THE BLOG
16/02/2016 08:50 GMT | Updated 16/02/2017 05:12 GMT

Teachers, Parents and Pupils Deserve Better

Parents have a right to expect that when they send their child to school they will be taught by a qualified teacher.

Children and young people have the right to be taught by those who are recognised and rewarded as highly skilled professionals and have working conditions which enable them to focus on teaching and learning.

Yet increasing numbers of parents and pupils are being denied this fundamental entitlement, which is key to high quality education, as skilled and experienced teachers leave the profession, the market for graduates intensifies and potential recruits find jobs in other graduate occupations which better reward their talents.

The National Audit Office revealed in a recent report that the Government is spending £700m annually on recruiting and training new teachers and yet still cannot meet its recruitment targets. The fact is that not even that level of expenditure can compensate for Government policies which have made the profession so uncompetitive and unattractive, generating a teacher supply crisis.

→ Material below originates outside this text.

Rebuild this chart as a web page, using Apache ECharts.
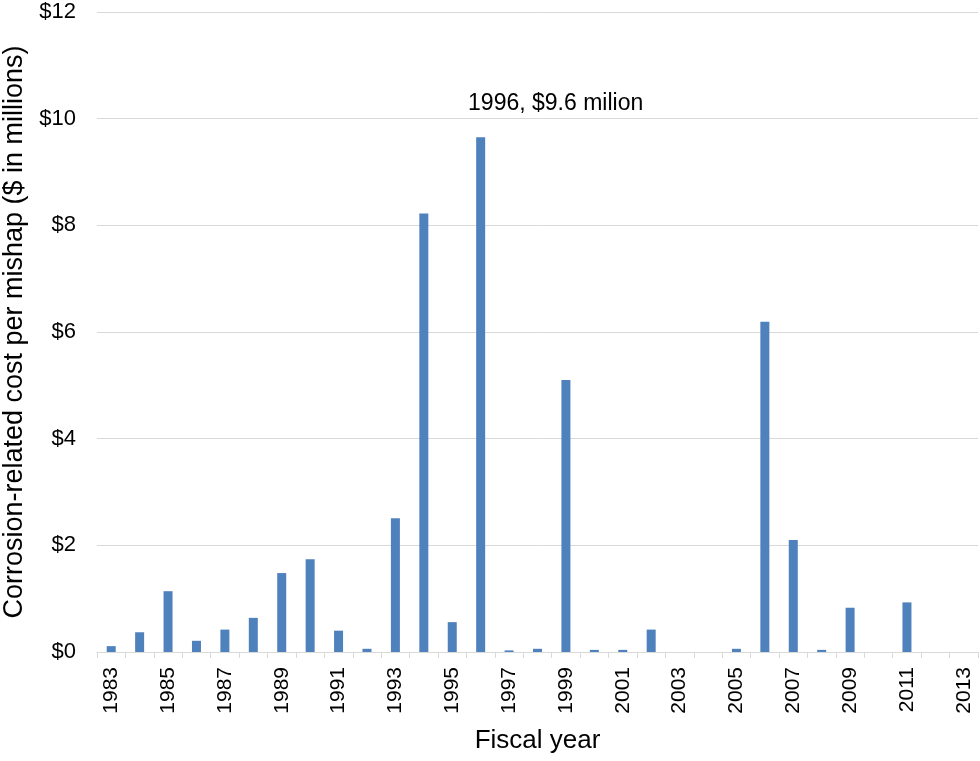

With deep cuts to teachers' pay year-on-year, excessive workload blighting the working lives, health and wellbeing of teachers and with the Government's introduction of more and more pay flexibility and discretion at school level creating a situation akin to the 'wild west' across schools, confusion, discrimination and unfairness are now rife. Is it any wonder that applications to join the profession are down and resignations are up?

The Government has undermined the status of teaching by removing the requirement for schools to employ qualified teachers. A report by Pearson highlights that the constant denigration of the teaching profession by Ofsted and the Government is having a damaging impact on morale and the Secretary of State's Workload Challenge launched just before the 2015 General Election has proved to be just a pre-election gimmick.

Teachers, who provide one of the country's most vital public services, feel denigrated, demoralised and deprofessionalised.

In a recent study carried out by Warwick University Institute, a group of young female teachers discussed the future of the teaching profession. One said 'I think what will happen is there will just be a rolling programme of newly qualified teachers starting, lasting two years, getting burnt out, then another group coming in...'.

She thought that graduates would teach for two years, find they couldn't manage the workload and stress and then move on. 'You won't get anyone over 30 teaching' she said.

Another young teacher said that the general feeling among her friends was that teaching was only sustainable because none of them had children or families but if they did, this would change. Another agreed and added that 'the level of burnout is going to increase; it's getting to the point that you just can't maintain it, all the changes with the academies, the culture, everything, it's just exhausting'.

Evidence shows that well over three quarters of teachers report they have seriously considered leaving the profession in the last twelve months and a staggering 91% of teachers report they have experienced more workplace stress in the last twelve months, with almost three quarters reporting that the job has affected their mental health and wellbeing.

In too many schools the Government's negative approach to workforce management and to equality has created a culture where anything goes and where any adverse impact on the health and wellbeing of teachers is simply regarded as collateral damage.

Despite the mountain of powerful evidence, the Government remains in arrogant denial about the crisis it has created.

High quality education for all children and young people cannot continue to be sustained by teachers whose physical and mental health is being broken and who have been robbed of their professional dignity.

Teachers, parents and pupils deserve better.

It's about time ministers faced up to the chaos and crisis they have created, admit they got it wrong and start to value, support and invest in the teaching workforce.